# Stated task
Extract the lines from the start through the line that holds "linewidth=0.8, clip_on=False)", both included, omitting all images.
# # # #
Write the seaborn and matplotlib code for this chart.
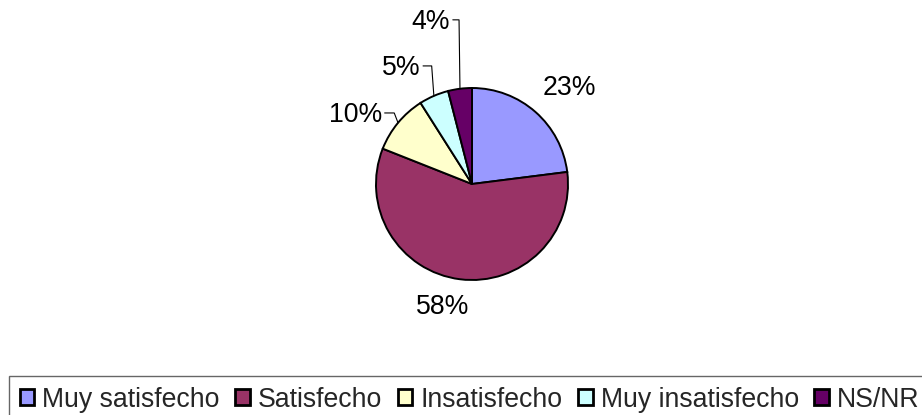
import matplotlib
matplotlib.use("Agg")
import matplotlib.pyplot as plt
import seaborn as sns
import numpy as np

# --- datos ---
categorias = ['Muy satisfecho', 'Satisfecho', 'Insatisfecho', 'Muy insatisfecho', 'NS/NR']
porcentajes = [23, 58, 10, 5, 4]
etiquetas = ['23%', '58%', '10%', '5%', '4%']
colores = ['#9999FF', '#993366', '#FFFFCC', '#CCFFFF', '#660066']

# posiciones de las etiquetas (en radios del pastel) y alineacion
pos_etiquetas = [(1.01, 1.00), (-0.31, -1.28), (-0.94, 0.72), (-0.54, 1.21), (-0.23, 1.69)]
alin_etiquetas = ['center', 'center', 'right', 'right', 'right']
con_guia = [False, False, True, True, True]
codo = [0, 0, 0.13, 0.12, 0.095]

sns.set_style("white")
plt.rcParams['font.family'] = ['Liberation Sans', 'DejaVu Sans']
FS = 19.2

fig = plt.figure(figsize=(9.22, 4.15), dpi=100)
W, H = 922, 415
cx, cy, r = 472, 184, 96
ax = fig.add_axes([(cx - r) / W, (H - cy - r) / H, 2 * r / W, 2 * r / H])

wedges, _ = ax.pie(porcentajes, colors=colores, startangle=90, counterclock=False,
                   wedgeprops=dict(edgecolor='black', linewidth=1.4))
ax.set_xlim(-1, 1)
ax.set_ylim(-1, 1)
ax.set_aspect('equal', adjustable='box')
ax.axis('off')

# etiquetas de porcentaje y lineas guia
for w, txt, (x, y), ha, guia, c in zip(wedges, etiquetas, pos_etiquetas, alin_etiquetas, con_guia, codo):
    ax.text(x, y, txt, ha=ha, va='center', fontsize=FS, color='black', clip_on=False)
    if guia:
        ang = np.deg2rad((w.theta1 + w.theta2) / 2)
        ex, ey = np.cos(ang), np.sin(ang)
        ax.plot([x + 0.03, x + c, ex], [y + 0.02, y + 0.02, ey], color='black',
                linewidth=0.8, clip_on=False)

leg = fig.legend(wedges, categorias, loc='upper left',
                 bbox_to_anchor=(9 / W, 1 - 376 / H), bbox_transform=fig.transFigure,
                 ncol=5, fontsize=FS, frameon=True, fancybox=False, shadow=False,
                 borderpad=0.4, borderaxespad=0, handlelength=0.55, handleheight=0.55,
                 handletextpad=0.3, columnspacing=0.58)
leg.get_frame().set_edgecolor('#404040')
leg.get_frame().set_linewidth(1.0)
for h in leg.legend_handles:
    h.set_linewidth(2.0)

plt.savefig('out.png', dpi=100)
# # # #
# Result of the task
Write the seaborn and matplotlib code for this chart.
import matplotlib
matplotlib.use("Agg")
import matplotlib.pyplot as plt
import seaborn as sns
import numpy as np

# --- datos ---
categorias = ['Muy satisfecho', 'Satisfecho', 'Insatisfecho', 'Muy insatisfecho', 'NS/NR']
porcentajes = [23, 58, 10, 5, 4]
etiquetas = ['23%', '58%', '10%', '5%', '4%']
colores = ['#9999FF', '#993366', '#FFFFCC', '#CCFFFF', '#660066']

# posiciones de las etiquetas (en radios del pastel) y alineacion
pos_etiquetas = [(1.01, 1.00), (-0.31, -1.28), (-0.94, 0.72), (-0.54, 1.21), (-0.23, 1.69)]
alin_etiquetas = ['center', 'center', 'right', 'right', 'right']
con_guia = [False, False, True, True, True]
codo = [0, 0, 0.13, 0.12, 0.095]

sns.set_style("white")
plt.rcParams['font.family'] = ['Liberation Sans', 'DejaVu Sans']
FS = 19.2

fig = plt.figure(figsize=(9.22, 4.15), dpi=100)
W, H = 922, 415
cx, cy, r = 472, 184, 96
ax = fig.add_axes([(cx - r) / W, (H - cy - r) / H, 2 * r / W, 2 * r / H])

wedges, _ = ax.pie(porcentajes, colors=colores, startangle=90, counterclock=False,
                   wedgeprops=dict(edgecolor='black', linewidth=1.4))
ax.set_xlim(-1, 1)
ax.set_ylim(-1, 1)
ax.set_aspect('equal', adjustable='box')
ax.axis('off')

# etiquetas de porcentaje y lineas guia
for w, txt, (x, y), ha, guia, c in zip(wedges, etiquetas, pos_etiquetas, alin_etiquetas, con_guia, codo):
    ax.text(x, y, txt, ha=ha, va='center', fontsize=FS, color='black', clip_on=False)
    if guia:
        ang = np.deg2rad((w.theta1 + w.theta2) / 2)
        ex, ey = np.cos(ang), np.sin(ang)
        ax.plot([x + 0.03, x + c, ex], [y + 0.02, y + 0.02, ey], color='black',
                linewidth=0.8, clip_on=False)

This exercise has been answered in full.